Tuolumne County’s District 5 will soon have a new representative on the Board of Supervisors for the first time in 16 years, and it will either be Domenic Torchia or Karl Rodefer.
Longtime Supervisor Dick Pland announced last year that he was not seeking re-election to the board, and Rodefer and Torchia emerged as the top two vote getters from a five-person field after the June primary election.
The November runoff almost didn’t happen, as Rodefer nearly received the 50-percent plus one threshold to win the seat outright.
The district covers a part of the county that includes Columbia and Jamestown. The winner will hold one of five votes on the county’s highest governing body for a four-year term, voting to set budgets and policies for Tuolumne County’s departments.
Rodefer comes to the voters with a lot of government experience, though much of it is outside of civilian life. He is a retired Air Force colonel and also worked for the Defense Department and a defense contractor after his service.
Rodefer’s campaign so far has prioritized the economy, and much of his message has focused on cutting back regulations on agriculture, mining and timber harvesting, while attracting clean and low-profile industries to the county.
Torchia came to the county by way of the aviation field, and he has worked as an air-traffic controller, an aviation accident investigator and a representative for the international air-traffic controllers union. His professional background also includes diverse experiences like teaching and working as a stockbroker.
Torchia has been largely critical of recent board policies, and he regularly calls for stopping spending on projects like the Law and Justice Center off Old Wards Ferry Road.
The two candidates also were at odds over endorsements. Torchia criticized Rodefer in an e-mail to The Union Democrat and multiple public officials for publishing the endorsements of several local public officials.
In a newspaper ad last week, Rodefer listed endorsements from Supervisors Pland, Evan Royce and Randy Hanvelt, as well as Sheriff James Mele. Torchia stated that such names “should never be viewed as part of what should be a free and fair election,” and that including authority figures in endorsements could unfairly influence voters.
“This is unfair to the people, and unfair to me as a candidate,” he said.
Rodefer said he contacted elections officials and others, and said he “did absolutely nothing wrong,” pointing out that elected officials “have every right to endorse any candidate” they want.
“I don’t have any integrity issues in my campaign,” he said.
Both campaigns have seen active fundraising efforts. Financial forms filed with the county Elections Office show that Rodefer’s total year-to-date contributions to $36,601. He has spent $36,601 overall, according to financial forms, and also has loaned a total of $5,000 to himself for the campaign to the most recent filing date.

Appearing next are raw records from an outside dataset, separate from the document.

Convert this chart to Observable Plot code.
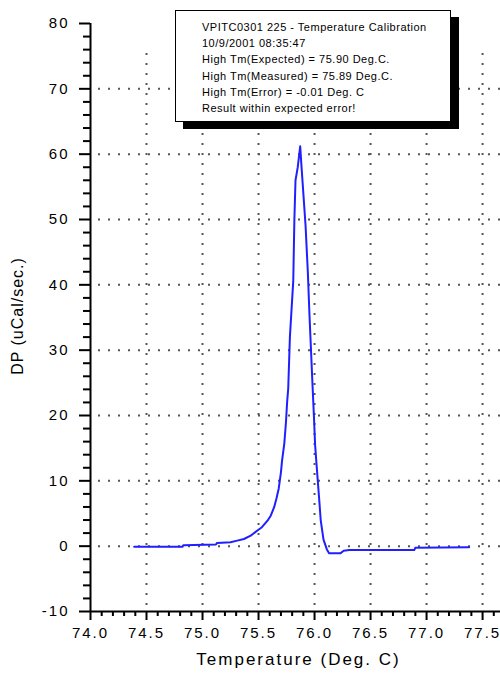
<!DOCTYPE html>
<html>
<head>
<meta charset="utf-8">
<script src="https://cdn.jsdelivr.net/npm/d3@7"></script>
<script src="https://cdn.jsdelivr.net/npm/@observablehq/plot@0.6"></script>
<style>
  html, body { margin: 0; padding: 0; background: #fff; }
  #wrap { position: relative; width: 500px; height: 683px; overflow: hidden; }
  #wrap svg text { letter-spacing: 2px; }
  #ytitle {
    position: absolute; left: 18px; top: 316px; white-space: nowrap;
    transform: translate(-50%, -50%) rotate(-90deg);
    font-family: "Liberation Sans", Arial, sans-serif; font-size: 16px; letter-spacing: 1px; color: #000;
  }
  #note {
    position: absolute; left: 175px; top: 10px; width: 276px; height: 112px;
    border: 1.5px solid #000; background: #fff; box-shadow: 8px 7px 0 #000;
    font-family: "Liberation Sans", Arial, sans-serif; font-size: 11px; color: #000;
    box-sizing: border-box;
  }
  #note div { position: absolute; left: 26px; white-space: nowrap; letter-spacing: 0.5px; }
</style>
</head>
<body>
<div id="wrap"></div>
<script>
// Curve samples
const temperature = [74.39, 74.82, 74.83, 75.12, 75.13, 75.25, 75.31, 75.37, 75.43, 75.49, 75.53, 75.58, 75.61, 75.64, 75.66, 75.68, 75.70, 75.71, 75.73, 75.745, 75.755, 75.765, 75.78, 75.81, 75.82, 75.83, 75.85, 75.872, 75.884, 75.92, 75.94, 75.955, 75.98, 75.995, 76.005, 76.02, 76.04, 76.055, 76.08, 76.11, 76.13, 76.23, 76.26, 76.31, 76.89, 76.90, 77.38];
const dp = [-0.1, -0.1, 0.15, 0.25, 0.5, 0.6, 0.85, 1.1, 1.6, 2.4, 2.9, 3.9, 4.7, 6.0, 7.3, 8.8, 11.3, 13.1, 15.7, 19.0, 22.0, 24.1, 32.0, 40.6, 50.0, 56.0, 58.0, 61.2, 58.0, 49.0, 42.0, 35.3, 25.4, 19.7, 15.5, 12.0, 7.5, 4.0, 1.0, -0.5, -1.1, -1.1, -0.7, -0.6, -0.6, -0.25, -0.15];

// Axis ticks
const xMajorTicks = [74.0, 74.5, 75.0, 75.5, 76.0, 76.5, 77.0, 77.5];
const xMinorTicks = [74.1, 74.2, 74.3, 74.4, 74.6, 74.7, 74.8, 74.9, 75.1, 75.2, 75.3, 75.4, 75.6, 75.7, 75.8, 75.9, 76.1, 76.2, 76.3, 76.4, 76.6, 76.7, 76.8, 76.9, 77.1, 77.2, 77.3, 77.4, 77.6];
const yMajorTicks = [-10, 0, 10, 20, 30, 40, 50, 60, 70, 80];
const yMinorTicks = [-8, -6, -4, -2, 2, 4, 6, 8, 12, 14, 16, 18, 22, 24, 26, 28, 32, 34, 36, 38, 42, 44, 46, 48, 52, 54, 56, 58, 62, 64, 66, 68, 72, 74, 76, 78];
const xGrid = [74.5, 75.0, 75.5, 76.0, 76.5, 77.0, 77.5];
const yGrid = [0, 10, 20, 30, 40, 50, 60, 70];
const xDomain = [74.0, 77.66];
const yDomain = [-10, 80];
const xGridTop = 76.5;

const xTitle = "Temperature (Deg. C)";
const yTitle = "DP (uCal/sec.)";
const noteLines = [
  "VPITC0301 225 - Temperature Calibration",
  "10/9/2001 08:35:47",
  "High Tm(Expected) = 75.90 Deg.C.",
  "High Tm(Measured) = 75.89 Deg.C.",
  "High Tm(Error) = -0.01 Deg. C",
  "Result within expected error!"
];

const curve = temperature.map((t, i) => ({t, v: dp[i]}));

const chart = Plot.plot({
  width: 500,
  height: 683,
  marginLeft: 90,
  marginRight: 0,
  marginTop: 23,
  marginBottom: 72,
  style: {fontFamily: "Liberation Sans, Arial, sans-serif", fontSize: "15px", color: "#000", background: "#fff"},
  x: {domain: xDomain, axis: null},
  y: {domain: yDomain, axis: null},
  marks: [
    Plot.ruleY(yGrid, {x1: xDomain[0], x2: xDomain[1], stroke: "#555", strokeWidth: 2, strokeDasharray: "2,8", strokeDashoffset: 2}),
    Plot.ruleX(xGrid, {y1: yDomain[0], y2: xGridTop, stroke: "#555", strokeWidth: 2, strokeDasharray: "2,8", strokeDashoffset: 4}),
    Plot.line(curve, {x: "t", y: "v", stroke: "#1f1fff", strokeWidth: 2}),
    Plot.ruleX([xDomain[0]], {y1: yDomain[0], y2: yDomain[1], stroke: "#000", strokeWidth: 2}),
    Plot.ruleY([yDomain[0]], {x1: xDomain[0], x2: xDomain[1], stroke: "#000", strokeWidth: 2}),
    Plot.axisY(yMajorTicks, {tickSize: 11, tickPadding: 10, strokeWidth: 2, tickFormat: d => String(d), label: null}),
    Plot.axisY(yMinorTicks, {tickSize: 7, strokeWidth: 2, tickFormat: () => "", label: null}),
    Plot.axisX(xMajorTicks, {tickSize: 9, tickPadding: 7, strokeWidth: 2, tickFormat: d => d.toFixed(1), label: null}),
    Plot.axisX(xMinorTicks, {tickSize: 5, strokeWidth: 2, tickFormat: () => "", label: null}),
    Plot.text([xTitle], {frameAnchor: "bottom", dx: 3, dy: 53, fontSize: 17})
  ]
});

const wrap = document.getElementById("wrap");
wrap.appendChild(chart);
const yt = document.createElement("div");
yt.id = "ytitle";
yt.textContent = yTitle;
wrap.appendChild(yt);
const note = document.createElement("div");
note.id = "note";
noteLines.forEach((s, i) => {
  const d = document.createElement("div");
  d.textContent = s;
  d.style.top = (10 + i * 16.2) + "px";
  note.appendChild(d);
});
wrap.appendChild(note);
</script>
</body>
</html>
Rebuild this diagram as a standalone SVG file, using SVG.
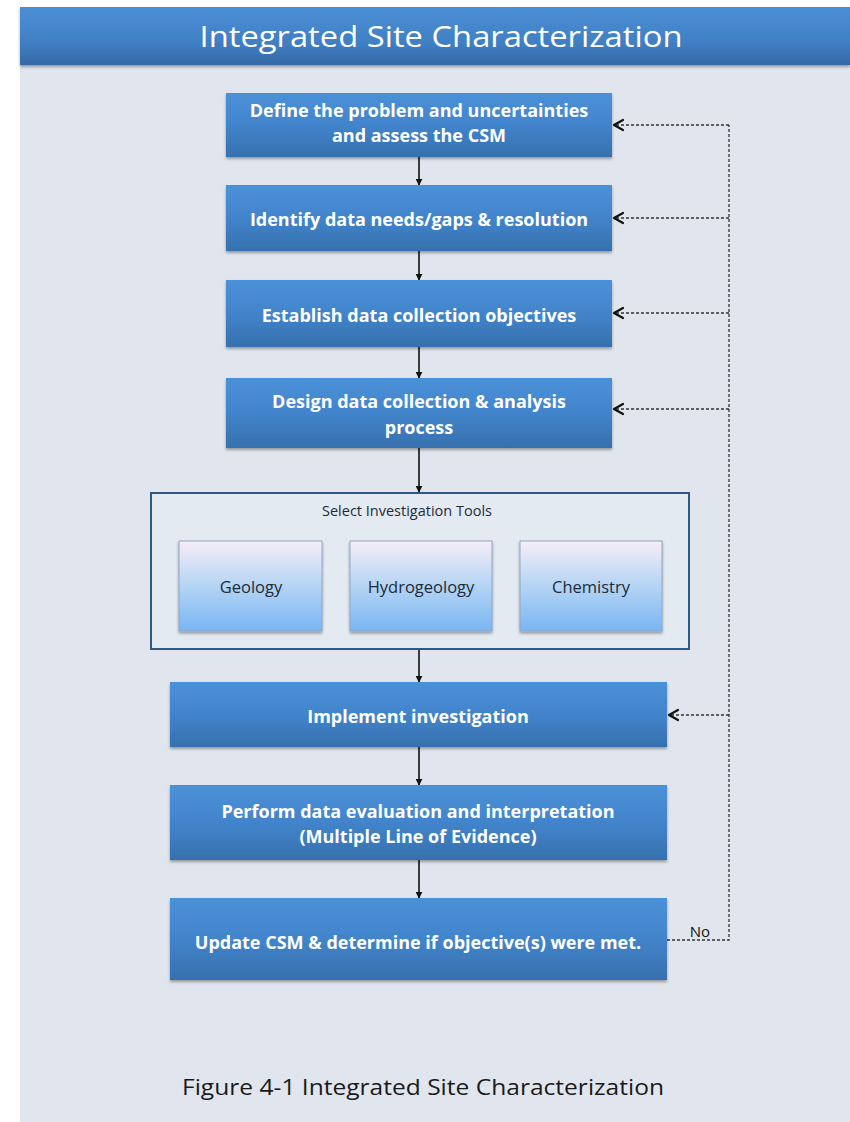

Torchia raised a total in monetary and nonmonetary contributions for the year of $16,336, and has spent $8,980 overall up to the most recent filing period.
The winner will step into a position on a board that regularly focuses its energy on the economy, availability of jobs and economic development. The county also just initiated a search for a new chief legal counsel, to replace retiring counsel Gregory Oliver.
The next board will also likely face the task of deciding whether and how to fund a jail and other corrections and public safety projects in the wake of the statewide prison realignment known as AB 109 that moves the responsibility for many prior prison inmates over to local government.
The county is trying to secure some state funds to help pay for a new jail, though it is generally understood that the county will still need to put up funds in the millions even with a grant.